King doesn’t harp on these rules, but they hang heavily over the entire lengthy novel, as all of Jake’s actions and decisions are formed and limited by his awareness of how the portal functions. Those parameters may seem random—like any limitations on a scenario that’s essentially fantasy—but they’re used in a firm, fixed, non-random way to make the story more exciting by putting boundaries on what Jake can do and how he has to go about doing it. After a certain point, they become like any other rules for how the world works: They establish a basic framework for understanding and shaping a meaningful story.

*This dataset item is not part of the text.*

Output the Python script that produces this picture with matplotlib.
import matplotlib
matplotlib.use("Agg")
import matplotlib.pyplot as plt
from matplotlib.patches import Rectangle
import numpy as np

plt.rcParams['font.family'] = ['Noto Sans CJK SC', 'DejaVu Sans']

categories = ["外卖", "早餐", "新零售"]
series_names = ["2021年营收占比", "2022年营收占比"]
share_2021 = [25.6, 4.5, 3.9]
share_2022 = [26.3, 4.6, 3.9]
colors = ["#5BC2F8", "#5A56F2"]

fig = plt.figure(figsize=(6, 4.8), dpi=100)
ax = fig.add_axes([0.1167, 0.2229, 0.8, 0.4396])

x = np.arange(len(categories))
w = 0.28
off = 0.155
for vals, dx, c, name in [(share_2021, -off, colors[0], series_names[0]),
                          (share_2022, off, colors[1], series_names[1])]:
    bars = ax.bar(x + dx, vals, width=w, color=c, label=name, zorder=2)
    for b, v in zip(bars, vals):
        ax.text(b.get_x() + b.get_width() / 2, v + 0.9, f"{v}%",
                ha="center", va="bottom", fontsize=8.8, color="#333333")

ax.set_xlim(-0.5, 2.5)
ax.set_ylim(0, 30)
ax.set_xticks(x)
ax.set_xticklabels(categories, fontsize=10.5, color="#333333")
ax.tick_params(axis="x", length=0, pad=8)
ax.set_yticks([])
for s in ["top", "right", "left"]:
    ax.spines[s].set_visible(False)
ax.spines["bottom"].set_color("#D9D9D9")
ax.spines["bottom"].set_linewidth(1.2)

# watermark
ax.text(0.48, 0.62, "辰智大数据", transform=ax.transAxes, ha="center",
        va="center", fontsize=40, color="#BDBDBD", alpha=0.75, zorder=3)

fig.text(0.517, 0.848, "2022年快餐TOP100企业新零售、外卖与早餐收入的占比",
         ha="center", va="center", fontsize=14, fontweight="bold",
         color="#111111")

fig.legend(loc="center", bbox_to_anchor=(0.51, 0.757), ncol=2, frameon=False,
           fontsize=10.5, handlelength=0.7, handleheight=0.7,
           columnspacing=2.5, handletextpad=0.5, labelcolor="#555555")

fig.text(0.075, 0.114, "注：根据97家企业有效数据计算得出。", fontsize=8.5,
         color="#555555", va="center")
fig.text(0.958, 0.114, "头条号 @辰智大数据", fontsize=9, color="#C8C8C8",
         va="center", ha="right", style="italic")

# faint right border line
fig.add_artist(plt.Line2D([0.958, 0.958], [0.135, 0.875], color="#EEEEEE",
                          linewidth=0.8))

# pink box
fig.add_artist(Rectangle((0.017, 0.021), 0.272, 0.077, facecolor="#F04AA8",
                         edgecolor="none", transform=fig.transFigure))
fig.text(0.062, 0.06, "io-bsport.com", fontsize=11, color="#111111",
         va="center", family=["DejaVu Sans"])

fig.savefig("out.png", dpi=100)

Essentially, in the real world, people have to deal with the basic truths about how the world functions, whether they’re dealing with the law of gravity or common human motivations. The act of contending with limitations and figuring out how to work around and within them is inherently dramatic, and imminently relatable—everyone in the world has at some point been up against some force that prevented them from getting exactly what they wanted at all times. The hard part for storytellers in speculative fiction is figuring out what the rules should be, then getting them across to the audience clearly and convincingly. And then not breaking those rules for the sake of a moment, even if it would really, really startle people if they did. Speculative fiction makes up its own rules, and relies on its audience’s goodwill and suspension of disbelief to make an inherently unreal world feel real enough to be convincing. Breaking internal rules—or worse, lazily never bothering to set them up in the first place—is the easiest possible way to cut the cords and send that disbelief crashing to the ground.